Your task is to quote, unchanged, only the lines from the one with "Output the LaTeX" through the one with "(v7) at (10,468)", both ends included.

■ **SOURCE DATA**:
%%
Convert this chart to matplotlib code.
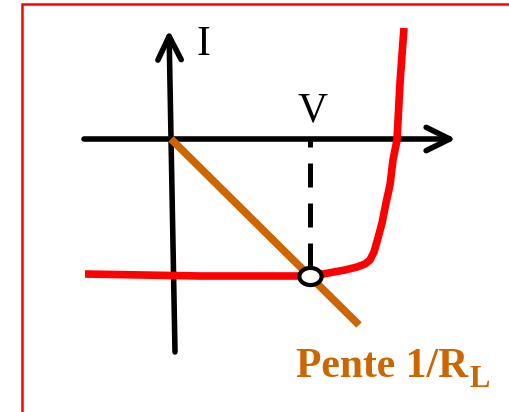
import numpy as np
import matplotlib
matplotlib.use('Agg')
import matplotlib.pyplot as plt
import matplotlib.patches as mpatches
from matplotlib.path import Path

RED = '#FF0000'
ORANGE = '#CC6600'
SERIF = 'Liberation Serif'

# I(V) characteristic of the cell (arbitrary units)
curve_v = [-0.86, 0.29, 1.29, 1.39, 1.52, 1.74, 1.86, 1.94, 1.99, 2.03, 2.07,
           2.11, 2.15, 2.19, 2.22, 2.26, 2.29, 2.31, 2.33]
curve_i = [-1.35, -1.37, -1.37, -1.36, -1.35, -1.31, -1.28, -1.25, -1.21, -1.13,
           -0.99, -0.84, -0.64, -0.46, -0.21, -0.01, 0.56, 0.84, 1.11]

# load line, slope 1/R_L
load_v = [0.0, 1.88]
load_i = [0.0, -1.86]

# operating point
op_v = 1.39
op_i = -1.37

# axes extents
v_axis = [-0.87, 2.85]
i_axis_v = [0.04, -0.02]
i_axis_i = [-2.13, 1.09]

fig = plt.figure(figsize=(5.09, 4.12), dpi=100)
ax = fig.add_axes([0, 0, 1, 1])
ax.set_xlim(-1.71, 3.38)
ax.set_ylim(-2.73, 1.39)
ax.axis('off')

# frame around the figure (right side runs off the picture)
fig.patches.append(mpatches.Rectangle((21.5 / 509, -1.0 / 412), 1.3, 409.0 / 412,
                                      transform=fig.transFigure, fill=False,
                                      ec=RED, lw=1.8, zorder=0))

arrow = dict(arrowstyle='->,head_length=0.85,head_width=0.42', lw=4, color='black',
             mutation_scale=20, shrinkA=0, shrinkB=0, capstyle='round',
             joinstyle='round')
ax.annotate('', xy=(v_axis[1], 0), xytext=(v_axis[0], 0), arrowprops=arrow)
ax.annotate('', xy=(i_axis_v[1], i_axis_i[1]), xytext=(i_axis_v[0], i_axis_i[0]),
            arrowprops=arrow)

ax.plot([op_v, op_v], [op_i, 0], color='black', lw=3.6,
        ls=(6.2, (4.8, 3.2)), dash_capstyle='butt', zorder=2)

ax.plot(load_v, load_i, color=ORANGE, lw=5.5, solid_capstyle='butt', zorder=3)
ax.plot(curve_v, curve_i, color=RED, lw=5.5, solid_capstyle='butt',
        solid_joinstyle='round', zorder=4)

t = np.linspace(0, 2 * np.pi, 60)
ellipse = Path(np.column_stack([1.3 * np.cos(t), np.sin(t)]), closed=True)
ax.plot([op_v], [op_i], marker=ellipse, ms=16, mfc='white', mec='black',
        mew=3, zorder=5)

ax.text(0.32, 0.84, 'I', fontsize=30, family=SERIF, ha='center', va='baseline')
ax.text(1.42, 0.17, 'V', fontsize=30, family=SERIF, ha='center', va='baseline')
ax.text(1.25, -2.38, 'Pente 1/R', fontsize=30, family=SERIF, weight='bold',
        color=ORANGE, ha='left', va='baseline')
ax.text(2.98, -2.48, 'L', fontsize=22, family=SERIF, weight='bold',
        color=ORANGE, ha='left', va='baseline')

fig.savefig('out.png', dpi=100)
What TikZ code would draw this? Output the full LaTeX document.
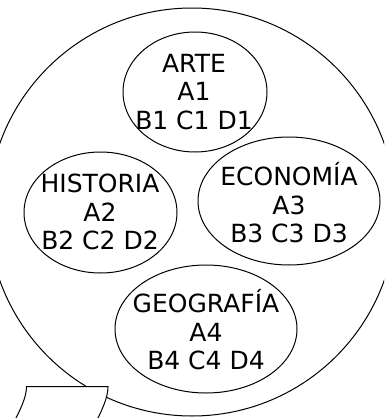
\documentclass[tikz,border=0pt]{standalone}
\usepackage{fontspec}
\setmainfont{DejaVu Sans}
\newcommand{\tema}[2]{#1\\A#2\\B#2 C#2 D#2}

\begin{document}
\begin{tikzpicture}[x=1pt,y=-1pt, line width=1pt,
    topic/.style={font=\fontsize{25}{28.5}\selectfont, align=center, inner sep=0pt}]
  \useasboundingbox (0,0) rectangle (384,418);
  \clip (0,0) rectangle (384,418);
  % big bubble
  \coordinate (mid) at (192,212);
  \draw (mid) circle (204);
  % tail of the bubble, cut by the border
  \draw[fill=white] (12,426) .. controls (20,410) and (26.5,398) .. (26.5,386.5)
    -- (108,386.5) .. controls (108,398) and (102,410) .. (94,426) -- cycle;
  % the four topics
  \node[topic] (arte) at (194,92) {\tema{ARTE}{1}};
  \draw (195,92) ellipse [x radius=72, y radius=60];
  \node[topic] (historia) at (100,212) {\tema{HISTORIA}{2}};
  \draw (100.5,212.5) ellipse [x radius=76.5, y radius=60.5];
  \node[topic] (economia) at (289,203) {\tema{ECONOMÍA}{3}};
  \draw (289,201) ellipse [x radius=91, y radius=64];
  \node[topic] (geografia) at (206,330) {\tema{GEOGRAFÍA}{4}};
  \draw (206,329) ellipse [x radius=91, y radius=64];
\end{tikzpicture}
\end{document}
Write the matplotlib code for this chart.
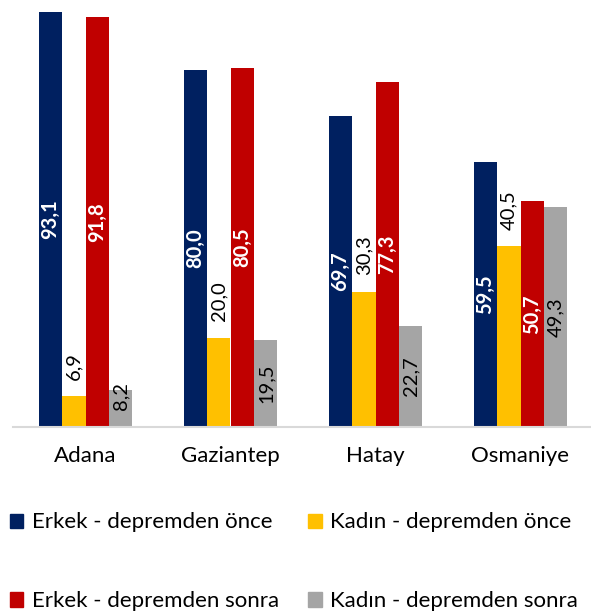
%%
%%
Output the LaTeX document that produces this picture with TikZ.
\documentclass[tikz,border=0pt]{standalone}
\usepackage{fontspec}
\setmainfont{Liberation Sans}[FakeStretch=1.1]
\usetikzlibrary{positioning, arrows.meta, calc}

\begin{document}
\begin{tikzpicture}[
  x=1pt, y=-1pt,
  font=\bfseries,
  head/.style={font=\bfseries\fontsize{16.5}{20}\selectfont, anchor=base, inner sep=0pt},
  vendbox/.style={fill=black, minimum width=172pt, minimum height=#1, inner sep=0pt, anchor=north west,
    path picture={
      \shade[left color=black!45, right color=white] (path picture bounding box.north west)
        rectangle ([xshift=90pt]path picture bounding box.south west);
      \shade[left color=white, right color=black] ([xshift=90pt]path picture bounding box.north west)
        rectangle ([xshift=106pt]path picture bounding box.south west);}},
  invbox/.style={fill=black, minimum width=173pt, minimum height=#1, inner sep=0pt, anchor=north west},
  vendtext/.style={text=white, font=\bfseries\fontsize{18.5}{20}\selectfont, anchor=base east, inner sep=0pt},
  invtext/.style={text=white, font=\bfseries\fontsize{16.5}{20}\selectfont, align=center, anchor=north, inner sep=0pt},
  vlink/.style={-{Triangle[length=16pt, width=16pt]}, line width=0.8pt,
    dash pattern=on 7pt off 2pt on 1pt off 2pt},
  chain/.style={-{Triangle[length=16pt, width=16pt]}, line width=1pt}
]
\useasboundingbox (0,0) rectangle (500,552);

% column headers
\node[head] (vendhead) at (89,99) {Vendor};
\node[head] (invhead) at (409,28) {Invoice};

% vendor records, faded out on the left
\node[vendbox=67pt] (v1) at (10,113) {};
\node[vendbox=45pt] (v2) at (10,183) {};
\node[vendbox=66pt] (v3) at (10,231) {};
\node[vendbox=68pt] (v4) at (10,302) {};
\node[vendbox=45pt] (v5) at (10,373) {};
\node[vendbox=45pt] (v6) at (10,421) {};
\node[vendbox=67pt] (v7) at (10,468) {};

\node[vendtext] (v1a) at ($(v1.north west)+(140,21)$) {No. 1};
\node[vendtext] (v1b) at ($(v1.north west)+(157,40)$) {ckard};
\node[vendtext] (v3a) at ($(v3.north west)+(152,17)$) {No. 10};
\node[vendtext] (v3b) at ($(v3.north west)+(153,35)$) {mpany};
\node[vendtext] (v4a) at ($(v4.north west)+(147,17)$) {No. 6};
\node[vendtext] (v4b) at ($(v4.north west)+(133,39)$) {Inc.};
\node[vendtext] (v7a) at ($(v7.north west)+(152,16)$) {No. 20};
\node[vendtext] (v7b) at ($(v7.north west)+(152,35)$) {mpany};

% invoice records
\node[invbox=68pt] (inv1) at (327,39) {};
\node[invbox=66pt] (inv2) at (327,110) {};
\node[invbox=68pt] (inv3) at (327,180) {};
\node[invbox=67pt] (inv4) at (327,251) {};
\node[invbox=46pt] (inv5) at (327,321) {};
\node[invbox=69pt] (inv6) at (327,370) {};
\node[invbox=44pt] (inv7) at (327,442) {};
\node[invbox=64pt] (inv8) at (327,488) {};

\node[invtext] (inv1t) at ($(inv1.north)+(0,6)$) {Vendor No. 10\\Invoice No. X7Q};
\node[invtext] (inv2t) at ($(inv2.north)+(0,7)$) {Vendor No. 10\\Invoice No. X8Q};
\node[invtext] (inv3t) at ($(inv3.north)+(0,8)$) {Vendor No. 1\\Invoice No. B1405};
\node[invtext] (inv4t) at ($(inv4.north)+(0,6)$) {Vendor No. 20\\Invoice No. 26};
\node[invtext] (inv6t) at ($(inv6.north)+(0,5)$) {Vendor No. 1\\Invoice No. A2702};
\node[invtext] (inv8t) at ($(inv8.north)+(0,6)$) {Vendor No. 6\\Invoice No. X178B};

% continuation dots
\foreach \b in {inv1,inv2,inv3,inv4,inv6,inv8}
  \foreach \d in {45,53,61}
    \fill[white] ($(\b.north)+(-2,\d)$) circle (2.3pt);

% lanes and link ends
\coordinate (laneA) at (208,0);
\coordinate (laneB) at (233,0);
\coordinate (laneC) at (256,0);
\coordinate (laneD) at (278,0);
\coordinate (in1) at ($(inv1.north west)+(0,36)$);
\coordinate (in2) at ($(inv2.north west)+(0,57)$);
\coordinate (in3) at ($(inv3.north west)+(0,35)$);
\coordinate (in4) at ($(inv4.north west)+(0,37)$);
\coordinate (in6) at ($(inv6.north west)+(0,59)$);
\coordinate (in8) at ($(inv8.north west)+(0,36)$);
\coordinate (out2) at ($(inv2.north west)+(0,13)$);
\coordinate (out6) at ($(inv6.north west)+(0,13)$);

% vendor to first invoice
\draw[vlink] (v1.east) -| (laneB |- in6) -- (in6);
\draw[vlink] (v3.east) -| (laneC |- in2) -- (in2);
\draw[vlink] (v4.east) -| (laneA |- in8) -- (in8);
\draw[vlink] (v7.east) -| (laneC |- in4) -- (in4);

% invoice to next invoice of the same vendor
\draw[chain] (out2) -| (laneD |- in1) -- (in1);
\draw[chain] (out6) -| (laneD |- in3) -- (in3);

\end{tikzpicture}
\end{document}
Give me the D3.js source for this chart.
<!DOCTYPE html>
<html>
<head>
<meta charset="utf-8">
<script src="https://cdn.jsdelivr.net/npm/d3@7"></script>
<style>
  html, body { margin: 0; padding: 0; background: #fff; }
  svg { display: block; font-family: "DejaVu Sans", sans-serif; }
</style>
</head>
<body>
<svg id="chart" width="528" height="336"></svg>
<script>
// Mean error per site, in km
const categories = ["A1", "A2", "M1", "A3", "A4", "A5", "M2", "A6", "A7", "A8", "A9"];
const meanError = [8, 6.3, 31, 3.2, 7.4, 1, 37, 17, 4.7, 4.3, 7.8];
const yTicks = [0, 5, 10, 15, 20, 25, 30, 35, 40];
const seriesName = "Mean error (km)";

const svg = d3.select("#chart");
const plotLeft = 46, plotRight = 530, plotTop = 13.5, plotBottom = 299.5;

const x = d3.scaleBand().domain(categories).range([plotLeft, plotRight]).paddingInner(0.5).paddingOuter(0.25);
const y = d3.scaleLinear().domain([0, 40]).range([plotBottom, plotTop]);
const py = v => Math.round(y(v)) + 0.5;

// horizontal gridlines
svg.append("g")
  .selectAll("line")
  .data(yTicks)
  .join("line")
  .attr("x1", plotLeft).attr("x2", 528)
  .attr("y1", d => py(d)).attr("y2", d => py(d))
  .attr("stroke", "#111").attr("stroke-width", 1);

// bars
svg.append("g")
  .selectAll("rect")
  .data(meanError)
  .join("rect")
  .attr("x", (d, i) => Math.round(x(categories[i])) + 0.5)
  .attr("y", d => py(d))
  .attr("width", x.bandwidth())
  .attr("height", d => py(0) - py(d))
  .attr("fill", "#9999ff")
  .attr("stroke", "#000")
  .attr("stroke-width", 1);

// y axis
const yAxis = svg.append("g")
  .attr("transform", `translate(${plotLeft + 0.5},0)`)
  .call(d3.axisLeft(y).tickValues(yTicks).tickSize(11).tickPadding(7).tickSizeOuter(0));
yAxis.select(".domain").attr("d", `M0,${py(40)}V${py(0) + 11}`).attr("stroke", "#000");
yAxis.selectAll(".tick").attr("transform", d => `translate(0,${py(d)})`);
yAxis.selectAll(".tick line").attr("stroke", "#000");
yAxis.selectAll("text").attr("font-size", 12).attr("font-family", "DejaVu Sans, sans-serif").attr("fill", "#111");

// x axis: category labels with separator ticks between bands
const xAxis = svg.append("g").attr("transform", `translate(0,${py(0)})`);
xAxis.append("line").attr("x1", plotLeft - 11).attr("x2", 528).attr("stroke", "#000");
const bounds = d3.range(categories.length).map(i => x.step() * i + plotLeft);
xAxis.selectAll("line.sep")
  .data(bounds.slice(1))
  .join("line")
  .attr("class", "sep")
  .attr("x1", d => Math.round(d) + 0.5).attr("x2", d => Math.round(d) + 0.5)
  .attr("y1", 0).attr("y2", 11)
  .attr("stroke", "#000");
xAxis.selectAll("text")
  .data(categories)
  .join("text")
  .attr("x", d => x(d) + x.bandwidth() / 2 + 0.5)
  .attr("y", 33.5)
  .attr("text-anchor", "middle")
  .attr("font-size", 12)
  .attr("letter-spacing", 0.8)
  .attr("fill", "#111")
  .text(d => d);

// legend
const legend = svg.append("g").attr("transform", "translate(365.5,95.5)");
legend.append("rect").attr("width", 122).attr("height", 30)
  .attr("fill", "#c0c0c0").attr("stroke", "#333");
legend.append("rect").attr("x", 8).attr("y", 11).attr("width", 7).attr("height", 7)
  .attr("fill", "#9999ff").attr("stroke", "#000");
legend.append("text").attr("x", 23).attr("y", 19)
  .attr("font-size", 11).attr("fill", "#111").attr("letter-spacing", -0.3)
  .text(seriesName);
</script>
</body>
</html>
%%
■ **WRITTEN ANSWER**:
Output the LaTeX document that produces this picture with TikZ.
\documentclass[tikz,border=0pt]{standalone}
\usepackage{fontspec}
\setmainfont{Liberation Sans}[FakeStretch=1.1]
\usetikzlibrary{positioning, arrows.meta, calc}

\begin{document}
\begin{tikzpicture}[
  x=1pt, y=-1pt,
  font=\bfseries,
  head/.style={font=\bfseries\fontsize{16.5}{20}\selectfont, anchor=base, inner sep=0pt},
  vendbox/.style={fill=black, minimum width=172pt, minimum height=#1, inner sep=0pt, anchor=north west,
    path picture={
      \shade[left color=black!45, right color=white] (path picture bounding box.north west)
        rectangle ([xshift=90pt]path picture bounding box.south west);
      \shade[left color=white, right color=black] ([xshift=90pt]path picture bounding box.north west)
        rectangle ([xshift=106pt]path picture bounding box.south west);}},
  invbox/.style={fill=black, minimum width=173pt, minimum height=#1, inner sep=0pt, anchor=north west},
  vendtext/.style={text=white, font=\bfseries\fontsize{18.5}{20}\selectfont, anchor=base east, inner sep=0pt},
  invtext/.style={text=white, font=\bfseries\fontsize{16.5}{20}\selectfont, align=center, anchor=north, inner sep=0pt},
  vlink/.style={-{Triangle[length=16pt, width=16pt]}, line width=0.8pt,
    dash pattern=on 7pt off 2pt on 1pt off 2pt},
  chain/.style={-{Triangle[length=16pt, width=16pt]}, line width=1pt}
]
\useasboundingbox (0,0) rectangle (500,552);

% column headers
\node[head] (vendhead) at (89,99) {Vendor};
\node[head] (invhead) at (409,28) {Invoice};

% vendor records, faded out on the left
\node[vendbox=67pt] (v1) at (10,113) {};
\node[vendbox=45pt] (v2) at (10,183) {};
\node[vendbox=66pt] (v3) at (10,231) {};
\node[vendbox=68pt] (v4) at (10,302) {};
\node[vendbox=45pt] (v5) at (10,373) {};
\node[vendbox=45pt] (v6) at (10,421) {};
\node[vendbox=67pt] (v7) at (10,468) {};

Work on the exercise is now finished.